An nftables ruleset for OpenWrt's firewall4 for dynamically setting DSCP packet marks (this only works in OpenWrt 22.03 and above). This should be used in conjunction with layer-cake SQM queue with ctinfo configured to restore DSCP on the device ingress. The dscpclassify rules use the last 8 bits of the conntrack mark (0x000000ff).

implying a traditional sqm set-up with an IFB on the wan interface where nftables will not work as expected (at the very least because internal IP addresses and ports are not yet resolved).

Given that there is very little rationale for using different priority tiers/DSCPs on the two legs of a network connection, I really see no real increased utility of implementing a dedicated set of re-marking rules for ingress. @ldir really hit it out of the park IMHO when coming up with this idea. Not because this allows the most elaborate QoS hierarchies imaginable, but because it reduces the required complexity by roughly a factor of 2 with introducing significant constraints for typical use-cases (and un-usual use-cases are not forced to use that method and still can go wild).

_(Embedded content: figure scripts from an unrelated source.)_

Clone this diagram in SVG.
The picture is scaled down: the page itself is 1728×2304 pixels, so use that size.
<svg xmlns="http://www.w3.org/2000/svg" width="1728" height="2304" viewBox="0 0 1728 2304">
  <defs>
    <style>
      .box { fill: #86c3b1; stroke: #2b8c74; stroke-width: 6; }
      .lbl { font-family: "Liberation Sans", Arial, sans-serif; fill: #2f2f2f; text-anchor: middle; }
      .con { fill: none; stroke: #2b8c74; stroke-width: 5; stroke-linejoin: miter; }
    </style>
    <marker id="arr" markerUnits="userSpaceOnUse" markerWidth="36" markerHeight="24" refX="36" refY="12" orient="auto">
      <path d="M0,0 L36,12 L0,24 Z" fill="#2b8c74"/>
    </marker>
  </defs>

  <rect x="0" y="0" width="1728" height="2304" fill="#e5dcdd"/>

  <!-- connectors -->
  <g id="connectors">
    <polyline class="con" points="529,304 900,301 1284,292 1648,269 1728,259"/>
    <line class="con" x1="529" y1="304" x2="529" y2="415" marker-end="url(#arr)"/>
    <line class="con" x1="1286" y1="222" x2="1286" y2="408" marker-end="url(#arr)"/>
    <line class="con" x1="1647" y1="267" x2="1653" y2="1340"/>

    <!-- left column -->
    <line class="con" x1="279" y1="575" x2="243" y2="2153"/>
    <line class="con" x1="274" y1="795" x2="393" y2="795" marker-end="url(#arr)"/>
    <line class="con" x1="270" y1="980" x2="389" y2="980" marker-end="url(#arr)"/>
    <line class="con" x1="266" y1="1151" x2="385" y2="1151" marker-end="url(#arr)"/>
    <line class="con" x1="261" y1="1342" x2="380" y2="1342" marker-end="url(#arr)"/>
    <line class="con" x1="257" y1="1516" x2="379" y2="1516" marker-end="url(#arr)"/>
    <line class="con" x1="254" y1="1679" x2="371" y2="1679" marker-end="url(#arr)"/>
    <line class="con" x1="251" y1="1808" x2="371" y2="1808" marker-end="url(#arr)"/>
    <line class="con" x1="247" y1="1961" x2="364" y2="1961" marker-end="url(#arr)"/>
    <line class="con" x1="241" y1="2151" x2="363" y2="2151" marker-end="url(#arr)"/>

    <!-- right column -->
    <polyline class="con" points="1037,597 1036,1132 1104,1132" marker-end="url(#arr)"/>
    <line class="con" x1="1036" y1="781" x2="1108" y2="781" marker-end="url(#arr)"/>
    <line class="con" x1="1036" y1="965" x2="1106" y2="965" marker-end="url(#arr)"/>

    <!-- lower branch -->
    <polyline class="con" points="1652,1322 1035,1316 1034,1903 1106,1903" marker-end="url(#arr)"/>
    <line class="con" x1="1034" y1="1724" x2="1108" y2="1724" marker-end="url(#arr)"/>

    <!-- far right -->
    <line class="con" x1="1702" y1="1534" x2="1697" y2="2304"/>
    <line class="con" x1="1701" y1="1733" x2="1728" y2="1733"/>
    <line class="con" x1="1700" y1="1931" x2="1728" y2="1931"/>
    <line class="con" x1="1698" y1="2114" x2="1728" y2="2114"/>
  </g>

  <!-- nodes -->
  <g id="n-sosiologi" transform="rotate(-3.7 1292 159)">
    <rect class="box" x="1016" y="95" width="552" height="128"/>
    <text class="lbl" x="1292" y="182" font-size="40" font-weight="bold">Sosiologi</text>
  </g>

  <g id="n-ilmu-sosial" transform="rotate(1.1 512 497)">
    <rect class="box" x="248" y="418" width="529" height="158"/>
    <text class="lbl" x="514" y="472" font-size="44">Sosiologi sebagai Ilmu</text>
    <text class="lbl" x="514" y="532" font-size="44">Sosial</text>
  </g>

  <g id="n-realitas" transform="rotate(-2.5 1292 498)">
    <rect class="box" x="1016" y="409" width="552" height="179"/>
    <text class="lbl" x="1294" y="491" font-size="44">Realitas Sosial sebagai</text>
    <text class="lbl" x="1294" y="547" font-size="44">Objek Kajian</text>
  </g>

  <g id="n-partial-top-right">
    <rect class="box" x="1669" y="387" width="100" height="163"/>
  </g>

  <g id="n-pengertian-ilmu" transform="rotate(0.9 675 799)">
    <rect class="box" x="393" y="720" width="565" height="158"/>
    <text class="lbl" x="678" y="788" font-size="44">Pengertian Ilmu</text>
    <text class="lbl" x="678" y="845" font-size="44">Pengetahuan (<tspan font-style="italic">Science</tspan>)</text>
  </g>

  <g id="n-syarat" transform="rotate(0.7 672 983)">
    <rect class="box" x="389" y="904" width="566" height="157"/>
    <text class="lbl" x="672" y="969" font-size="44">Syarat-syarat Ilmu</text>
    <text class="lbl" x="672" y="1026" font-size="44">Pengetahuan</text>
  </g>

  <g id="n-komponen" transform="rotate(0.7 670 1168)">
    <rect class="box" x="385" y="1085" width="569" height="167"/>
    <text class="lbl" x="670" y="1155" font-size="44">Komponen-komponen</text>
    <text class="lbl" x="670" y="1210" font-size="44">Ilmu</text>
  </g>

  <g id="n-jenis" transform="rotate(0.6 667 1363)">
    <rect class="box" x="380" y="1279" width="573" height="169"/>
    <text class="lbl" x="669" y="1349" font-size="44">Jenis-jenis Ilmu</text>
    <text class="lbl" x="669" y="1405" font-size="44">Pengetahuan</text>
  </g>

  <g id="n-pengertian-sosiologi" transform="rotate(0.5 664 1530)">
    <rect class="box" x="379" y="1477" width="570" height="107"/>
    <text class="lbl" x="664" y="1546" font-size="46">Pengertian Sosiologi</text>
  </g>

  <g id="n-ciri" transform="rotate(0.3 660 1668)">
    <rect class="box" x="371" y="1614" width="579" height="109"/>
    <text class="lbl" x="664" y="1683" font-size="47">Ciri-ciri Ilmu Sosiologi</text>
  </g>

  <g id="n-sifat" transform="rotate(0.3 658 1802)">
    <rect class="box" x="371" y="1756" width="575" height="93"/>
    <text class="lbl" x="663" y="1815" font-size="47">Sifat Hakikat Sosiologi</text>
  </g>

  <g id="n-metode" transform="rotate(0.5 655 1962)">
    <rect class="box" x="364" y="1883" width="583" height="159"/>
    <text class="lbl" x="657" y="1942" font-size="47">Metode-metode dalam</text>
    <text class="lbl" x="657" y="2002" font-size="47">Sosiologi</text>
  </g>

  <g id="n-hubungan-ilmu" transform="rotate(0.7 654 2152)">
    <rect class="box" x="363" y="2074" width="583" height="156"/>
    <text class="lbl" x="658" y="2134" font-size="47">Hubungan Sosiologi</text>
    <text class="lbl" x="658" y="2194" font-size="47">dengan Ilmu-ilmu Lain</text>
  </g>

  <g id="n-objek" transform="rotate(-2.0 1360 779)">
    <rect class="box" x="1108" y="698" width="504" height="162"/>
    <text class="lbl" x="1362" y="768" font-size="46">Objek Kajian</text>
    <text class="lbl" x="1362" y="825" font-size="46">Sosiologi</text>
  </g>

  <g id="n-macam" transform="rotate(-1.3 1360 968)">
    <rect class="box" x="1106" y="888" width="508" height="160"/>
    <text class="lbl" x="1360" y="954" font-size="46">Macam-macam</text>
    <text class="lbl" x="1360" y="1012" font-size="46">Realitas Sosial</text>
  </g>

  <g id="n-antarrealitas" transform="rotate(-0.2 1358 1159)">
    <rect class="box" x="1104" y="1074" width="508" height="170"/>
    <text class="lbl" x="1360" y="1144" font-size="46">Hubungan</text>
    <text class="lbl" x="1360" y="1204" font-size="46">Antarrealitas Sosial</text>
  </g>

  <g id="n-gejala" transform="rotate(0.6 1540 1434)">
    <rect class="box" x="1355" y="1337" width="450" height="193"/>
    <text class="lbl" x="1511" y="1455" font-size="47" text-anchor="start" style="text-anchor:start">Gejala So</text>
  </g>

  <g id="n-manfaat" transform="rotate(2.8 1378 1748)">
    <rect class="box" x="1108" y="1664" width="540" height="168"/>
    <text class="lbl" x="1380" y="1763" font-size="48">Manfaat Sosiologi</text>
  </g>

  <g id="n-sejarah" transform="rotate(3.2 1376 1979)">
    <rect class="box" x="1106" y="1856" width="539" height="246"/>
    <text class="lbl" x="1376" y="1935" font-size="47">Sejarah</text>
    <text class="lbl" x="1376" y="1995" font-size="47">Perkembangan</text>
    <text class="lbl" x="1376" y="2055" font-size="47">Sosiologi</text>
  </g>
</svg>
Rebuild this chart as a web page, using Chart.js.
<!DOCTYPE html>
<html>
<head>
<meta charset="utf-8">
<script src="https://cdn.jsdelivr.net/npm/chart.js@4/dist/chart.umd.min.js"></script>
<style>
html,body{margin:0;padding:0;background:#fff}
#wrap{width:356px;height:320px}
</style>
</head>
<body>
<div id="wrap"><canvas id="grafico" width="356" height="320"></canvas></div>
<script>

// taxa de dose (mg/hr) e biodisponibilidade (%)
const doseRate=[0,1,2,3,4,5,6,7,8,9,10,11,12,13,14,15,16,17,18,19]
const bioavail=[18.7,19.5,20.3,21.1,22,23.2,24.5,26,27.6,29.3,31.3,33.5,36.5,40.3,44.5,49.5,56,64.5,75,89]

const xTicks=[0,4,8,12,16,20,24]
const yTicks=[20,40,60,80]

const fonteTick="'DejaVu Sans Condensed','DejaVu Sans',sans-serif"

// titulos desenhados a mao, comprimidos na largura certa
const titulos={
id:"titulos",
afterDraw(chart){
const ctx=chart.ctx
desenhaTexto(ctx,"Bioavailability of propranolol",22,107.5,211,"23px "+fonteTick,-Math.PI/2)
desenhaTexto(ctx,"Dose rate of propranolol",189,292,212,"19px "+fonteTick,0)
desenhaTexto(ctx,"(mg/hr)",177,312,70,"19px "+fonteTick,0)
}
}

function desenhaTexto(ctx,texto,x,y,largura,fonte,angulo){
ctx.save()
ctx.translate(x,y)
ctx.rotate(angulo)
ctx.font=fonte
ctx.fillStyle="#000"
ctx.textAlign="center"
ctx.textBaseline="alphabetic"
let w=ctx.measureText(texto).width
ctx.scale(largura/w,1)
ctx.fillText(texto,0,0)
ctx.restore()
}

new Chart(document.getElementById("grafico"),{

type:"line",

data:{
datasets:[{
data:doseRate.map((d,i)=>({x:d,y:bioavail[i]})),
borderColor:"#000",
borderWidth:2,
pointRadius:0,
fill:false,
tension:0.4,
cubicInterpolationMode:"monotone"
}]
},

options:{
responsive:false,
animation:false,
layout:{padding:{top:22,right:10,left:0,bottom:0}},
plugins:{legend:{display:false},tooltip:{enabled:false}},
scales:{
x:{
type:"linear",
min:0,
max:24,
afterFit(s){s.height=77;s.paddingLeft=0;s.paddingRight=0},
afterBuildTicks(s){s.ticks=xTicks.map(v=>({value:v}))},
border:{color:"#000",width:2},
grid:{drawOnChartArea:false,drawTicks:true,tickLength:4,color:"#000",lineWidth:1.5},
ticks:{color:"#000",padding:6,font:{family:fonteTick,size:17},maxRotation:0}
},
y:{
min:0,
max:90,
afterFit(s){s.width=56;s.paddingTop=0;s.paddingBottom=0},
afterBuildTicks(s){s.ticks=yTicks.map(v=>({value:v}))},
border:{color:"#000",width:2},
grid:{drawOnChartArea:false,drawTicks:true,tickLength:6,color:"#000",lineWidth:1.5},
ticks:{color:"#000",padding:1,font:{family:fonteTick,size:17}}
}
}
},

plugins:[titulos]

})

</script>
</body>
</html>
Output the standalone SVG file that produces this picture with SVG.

Ah, got it. Pity egress hook not available yet to work instead with br-lan.

I actually consider @ldir's design to be the best way forward as it will allow both setting DSCPs directly from end-points as well as over-riding those/defining new rules on the router by simply using the firewall GUI... (in my mental model prioritization should only be used sparingly so adding a handful of rules via the GUI seems to be user-friendly enough, but this approach will become cumbersome once the number of rules switches from few to many).

Shaper on br-lan will also affect traffic between WiFi and LAN (unless you specifically exempt that) so not the best place IMHO.

Of course this only matters if internal addresses are actually used in setting DSCPs and not just port numbers.

Ah yes and I like mixture of internal end points and router setting DSCPs. I just didn't know if that was the thinking underlying @yelreve's approach.